Horror clichés keep ‘Crazies’ stagnant

Trevor Pellerite

Whenever a new zombie movie is released, the audience can count on at least two things: plenty of gore and a continuously rising body count, and Breck Eisner’s latest work, “The Crazies,” delivers copious amounts of both. But the movie also delivers something unexpected, and that is a liberal dose of humanity.

The film tells the story of a small town in rural Iowa after the population is infected by a biological weapon in the water supply. The center of attention is Sheriff Dutton (Olyphant), who has a violent encounter with a deranged citizen to start the movie. As things progress, more and more people turn zombie-like creatures. Eventually, the military shows up to attempt to contain the situation. After all the ‘‘crazies’’ escape into the town, the Sheriff is left to lead a small group of survivors out of town past the military to safety.

The strongest aspect of “Crazies” is its powerful and effective cinematography. Eisner utilizes static camera angles to elevate the tension in climactic scenes, creating unease that pairs perfectly with crescendos in the score. The resulting tension becomes nearly unbearable at times. One particularly memorable example of this technique comes when a woman follows her husband out to a dimly lit barn. The entire scene unfolds through two unmoving, partially obstructed camera shots.

The other strong element the film has going for it is its emotion. Generally, horror movies take very little time for developing characters or establishing relationships between them, and this is one area in which “Crazies” did fairly well. The love between Sheriff Dutton and his wife Judy is believable, and when Dutton returns to the town to search for his spouse, the audience is cheering for his success at every step. This is due in no small part to Olyphant’s performance. After a turn as the main villain that made “Live Free or Die Hard” virtually unwatchable, Olyphant redeems himself with an understated, believable performance in “Crazies.”

The film is not without its shortcomings, however. Legendary zombie filmmaker George A. Romero created the original “The Crazies” in 1973, and is executive producer for the 2010 remake. It doesn’t take long after the outbreak spread for his influence to come through, and the film quickly devolved into an unfortunate amalgam of “Dawn of the Dead” and “The Hills Have Eyes.” In the process, it utilized virtually every horror movie and slasher cliché, from characters not ‘waiting here’, to people unnecessarily investigating strange noises. While the film started out so promising, these devices took a lot of luster off the final product.

Additionally, the movie makes an admirable attempt at a realistic and believable epidemic sweeping through the town, giving the explanation that a military cargo plane crashed into the town’s water supply with a deadly toxin. However, the toxin itself was manipulated inconsistently by the filmmakers throughout, turning some people into mindless, bloodthirsty savages and others into coherent, deranged revenge seekers. This would not impact the film greatly if it weren’t for the great effort the makers obviously made to explain the existence of the toxin in the first place. The audience is left waiting for more information that never comes.
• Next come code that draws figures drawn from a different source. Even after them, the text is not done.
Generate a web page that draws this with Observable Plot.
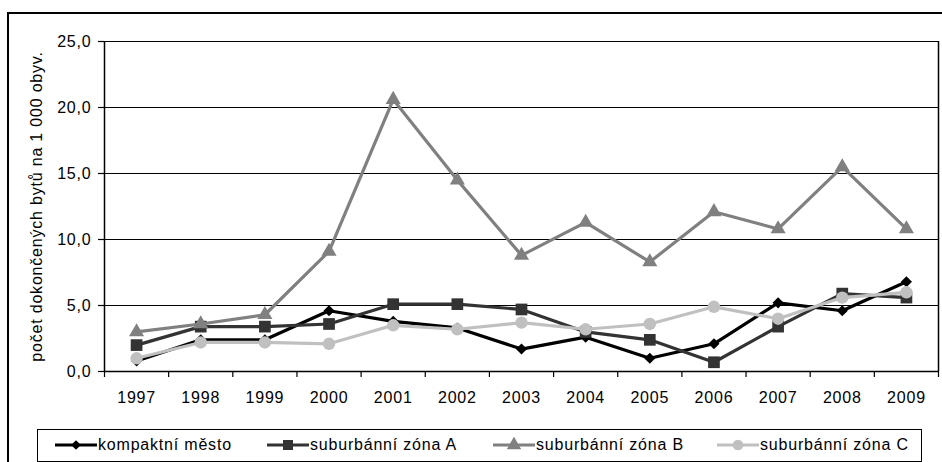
<!DOCTYPE html>
<html>
<head>
<meta charset="utf-8">
<script src="https://cdn.jsdelivr.net/npm/d3@7"></script>
<script src="https://cdn.jsdelivr.net/npm/@observablehq/plot@0.6"></script>
<style>
  html, body { margin: 0; padding: 0; background: #fff; overflow: hidden; width: 942px; height: 462px; }
  #wrap { position: relative; width: 942px; height: 462px; font-family: "Liberation Sans", Arial, sans-serif; }
  #chart { position: absolute; left: 0; top: 0; }
  #frame { position: absolute; left: 7px; top: 12px; width: 1000px; height: 500px; border: 2px solid #000; pointer-events: none; }
  #legend { position: absolute; left: 37px; top: 429px; width: 885px; height: 33px; box-sizing: border-box; border: 1.5px solid #000; background: #fff; }
  .item { position: absolute; top: 0; height: 30px; display: flex; align-items: center; font-size: 16px; letter-spacing: 0.8px; color: #000; white-space: nowrap; }
  .item svg { display: block; margin-right: 1px; }
</style>
</head>
<body>
<div id="wrap">
  <div id="chart"></div>
  <div id="legend"></div>
  <div id="frame"></div>
</div>
<script>
// ---- data ----
const years = [1997, 1998, 1999, 2000, 2001, 2002, 2003, 2004, 2005, 2006, 2007, 2008, 2009];
const seriesNames = ["kompaktní město", "suburbánní zóna A", "suburbánní zóna B", "suburbánní zóna C"];
const kompaktniMesto = [0.8, 2.4, 2.4, 4.6, 3.8, 3.3, 1.7, 2.6, 1.0, 2.1, 5.2, 4.6, 6.8];
const zonaA = [2.0, 3.4, 3.4, 3.6, 5.1, 5.1, 4.7, 3.0, 2.4, 0.7, 3.4, 5.9, 5.6];
const zonaB = [3.0, 3.6, 4.3, 9.1, 20.6, 14.5, 8.8, 11.3, 8.3, 12.1, 10.8, 15.5, 10.8];
const zonaC = [1.0, 2.2, 2.2, 2.1, 3.5, 3.2, 3.7, 3.2, 3.6, 4.9, 4.0, 5.6, 6.0];
const yTicks = [0, 5, 10, 15, 20, 25];
const yLabel = "počet dokončených bytů na 1 000 obyv.";

// ---- styles ----
const seriesValues = [kompaktniMesto, zonaA, zonaB, zonaC];
const seriesColors = ["#000000", "#333333", "#808080", "#c0c0c0"];
const seriesSymbols = ["diamond2", "square", "triangle", "circle"];
const seriesR = [5, 6.6, 5.6, 6.2];

const rows = seriesNames.flatMap((name, i) =>
  years.map((year, j) => ({series: name, year, value: seriesValues[i][j]})));

const boundaries = [years[0] - 0.5, ...years.map(y => y + 0.5)];
const fmt = d => d.toFixed(1).replace(".", ",");

const seriesMarks = seriesNames.flatMap((name, i) => {
  const d = rows.filter(r => r.series === name);
  return [
    Plot.line(d, {x: "year", y: "value", stroke: seriesColors[i], strokeWidth: 3.2}),
    Plot.dot(d, {x: "year", y: "value", symbol: seriesSymbols[i], fill: seriesColors[i], stroke: "none", r: seriesR[i]})
  ];
});

const chart = Plot.plot({
  width: 942,
  height: 428,
  marginLeft: 104,
  marginRight: 4,
  marginTop: 41,
  marginBottom: 57,
  style: "font-family: 'Liberation Sans', Arial, sans-serif; font-size: 16px; letter-spacing: 0.8px; overflow: visible; background: transparent; color: #000;",
  x: {domain: [boundaries[0], boundaries[boundaries.length - 1]]},
  y: {domain: [0, 25]},
  marks: [
    Plot.gridY(yTicks.filter(d => d > 0), {stroke: "#000", strokeOpacity: 1, strokeWidth: 1.2}),
    Plot.ruleX([boundaries[0], boundaries[boundaries.length - 1]], {stroke: "#000", strokeWidth: 1.5}),
    Plot.ruleY([0], {stroke: "#000", strokeWidth: 1.5}),
    Plot.axisY({ticks: yTicks, tickSize: 6, tickPadding: 7, tickFormat: fmt, label: null, stroke: "#000", strokeWidth: 1.2}),
    Plot.axisX({ticks: boundaries, tickSize: 6, tickFormat: () => "", label: null, stroke: "#000", strokeWidth: 1.2}),
    Plot.axisX({ticks: years, tickSize: 0, tickPadding: 20, tickFormat: d => String(d), label: null}),
    Plot.text([yLabel], {frameAnchor: "left", text: d => d, rotate: -90, dx: -68, textAnchor: "middle", lineAnchor: "middle", fontSize: 16, fill: "#000"}),
    ...seriesMarks
  ]
});
document.getElementById("chart").appendChild(chart);

// ---- legend ----
const legend = document.getElementById("legend");
const itemLefts = [17, 229, 455, 679];
const legendSymbols = [d3.symbolDiamond2, d3.symbolSquare, d3.symbolTriangle, d3.symbolCircle];
const legendSizes = [60, 100, 90, 90];
seriesNames.forEach((name, i) => {
  const item = document.createElement("div");
  item.className = "item";
  item.style.left = itemLefts[i] + "px";
  const ns = "http://www.w3.org/2000/svg";
  const s = document.createElementNS(ns, "svg");
  s.setAttribute("width", 42);
  s.setAttribute("height", 16);
  const ln = document.createElementNS(ns, "line");
  ln.setAttribute("x1", 0); ln.setAttribute("x2", 42);
  ln.setAttribute("y1", 8); ln.setAttribute("y2", 8);
  ln.setAttribute("stroke", seriesColors[i]);
  ln.setAttribute("stroke-width", 3.2);
  s.appendChild(ln);
  const p = document.createElementNS(ns, "path");
  p.setAttribute("d", d3.symbol(legendSymbols[i], legendSizes[i])());
  p.setAttribute("transform", "translate(21,8)");
  p.setAttribute("fill", seriesColors[i]);
  s.appendChild(p);
  item.appendChild(s);
  const t = document.createElement("span");
  t.textContent = name;
  item.appendChild(t);
  legend.appendChild(item);
});
</script>
</body>
</html>
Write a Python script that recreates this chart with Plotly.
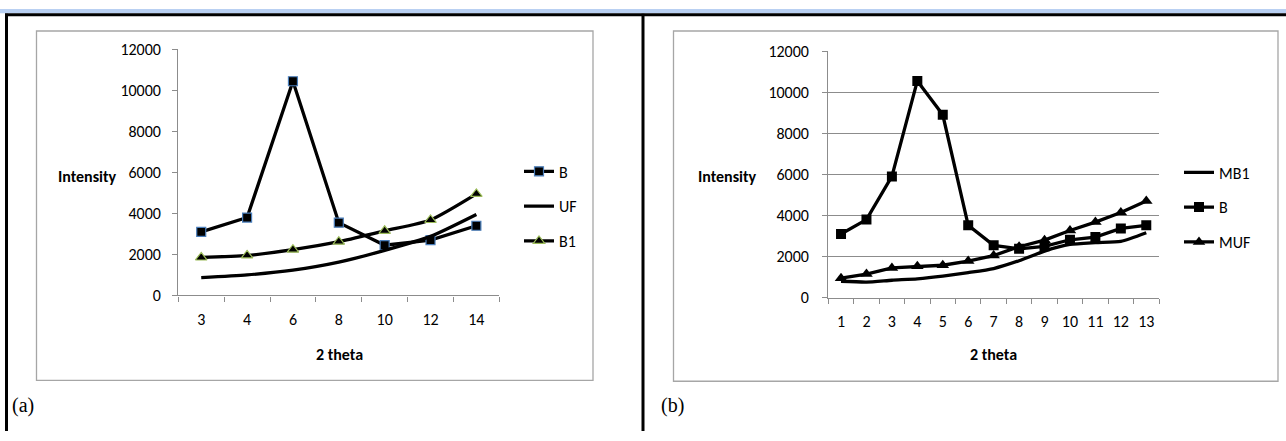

Finally, the movie suffers from fairly awful pacing. While the plot begins well and picks up speed at a good rate, it simply doesn’t end. Eisner apparently couldn’t decide between three separate climaxes for the film, and instead chose to incorporate all of them. Just when the audience is looking at their watches waiting for the end credits to roll, the action picks up yet again. This happens several times, until the movie finally concludes with the requisite sequel set-up ending.

Shortcomings aside, “The Crazies” functions well if approached as exactly what it is: a gory zombie movie. While it might not rise to new heights of filmmaking, it sets itself apart within the genre and is worth a rental, at least.